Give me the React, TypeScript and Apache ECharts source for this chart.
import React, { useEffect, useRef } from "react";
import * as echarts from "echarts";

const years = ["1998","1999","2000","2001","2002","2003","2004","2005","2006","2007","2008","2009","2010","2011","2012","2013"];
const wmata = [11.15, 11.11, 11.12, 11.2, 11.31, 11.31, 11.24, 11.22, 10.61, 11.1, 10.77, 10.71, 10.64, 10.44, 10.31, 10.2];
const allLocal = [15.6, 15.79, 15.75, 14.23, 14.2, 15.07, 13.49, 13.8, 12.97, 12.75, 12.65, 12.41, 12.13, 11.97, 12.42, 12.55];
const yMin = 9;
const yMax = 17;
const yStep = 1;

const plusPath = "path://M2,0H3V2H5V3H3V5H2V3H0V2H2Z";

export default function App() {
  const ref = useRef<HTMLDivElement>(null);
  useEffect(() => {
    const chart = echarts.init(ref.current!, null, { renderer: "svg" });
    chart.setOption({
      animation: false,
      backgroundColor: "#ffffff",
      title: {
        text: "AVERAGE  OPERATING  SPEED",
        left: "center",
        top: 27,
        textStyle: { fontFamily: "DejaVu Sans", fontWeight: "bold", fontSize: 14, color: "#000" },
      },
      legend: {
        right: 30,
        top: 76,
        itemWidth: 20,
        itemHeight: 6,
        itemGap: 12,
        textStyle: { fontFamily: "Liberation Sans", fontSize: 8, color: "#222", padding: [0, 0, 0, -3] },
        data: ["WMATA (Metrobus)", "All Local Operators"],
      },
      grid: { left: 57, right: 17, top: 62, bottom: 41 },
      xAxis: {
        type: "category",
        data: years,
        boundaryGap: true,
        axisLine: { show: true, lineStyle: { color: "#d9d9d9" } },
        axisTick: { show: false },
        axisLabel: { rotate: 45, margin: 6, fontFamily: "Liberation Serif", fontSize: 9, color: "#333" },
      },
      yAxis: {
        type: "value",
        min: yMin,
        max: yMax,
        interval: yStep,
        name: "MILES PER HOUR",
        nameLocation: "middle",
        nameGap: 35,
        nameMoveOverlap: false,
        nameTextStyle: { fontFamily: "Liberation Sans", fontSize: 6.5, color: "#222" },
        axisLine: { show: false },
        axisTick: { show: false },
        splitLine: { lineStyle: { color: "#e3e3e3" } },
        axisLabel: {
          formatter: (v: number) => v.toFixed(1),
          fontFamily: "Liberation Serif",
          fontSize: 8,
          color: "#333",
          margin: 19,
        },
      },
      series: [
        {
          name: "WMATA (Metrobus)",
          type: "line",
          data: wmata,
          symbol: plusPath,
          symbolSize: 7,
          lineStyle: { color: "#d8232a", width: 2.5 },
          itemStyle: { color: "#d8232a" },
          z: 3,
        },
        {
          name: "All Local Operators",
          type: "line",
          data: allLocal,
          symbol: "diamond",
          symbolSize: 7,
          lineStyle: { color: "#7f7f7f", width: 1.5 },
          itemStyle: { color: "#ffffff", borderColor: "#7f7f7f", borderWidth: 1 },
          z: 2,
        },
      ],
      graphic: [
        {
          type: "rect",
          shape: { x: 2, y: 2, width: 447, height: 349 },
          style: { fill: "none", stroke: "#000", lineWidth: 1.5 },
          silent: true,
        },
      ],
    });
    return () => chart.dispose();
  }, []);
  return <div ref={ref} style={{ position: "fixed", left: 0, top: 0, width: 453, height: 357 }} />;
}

...

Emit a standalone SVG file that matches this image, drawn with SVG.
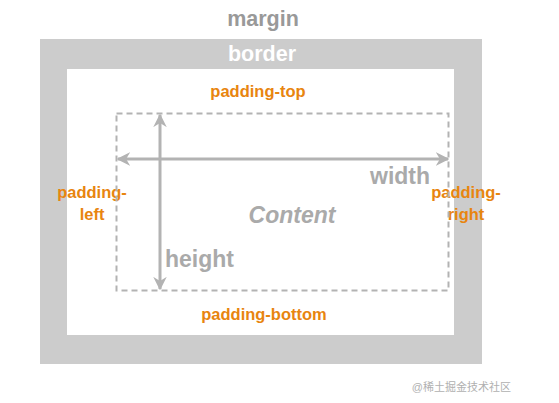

_Challenge_
Each line containing the word "this" counts once; say how many such lines there are, giving only the number.

_Written response_
2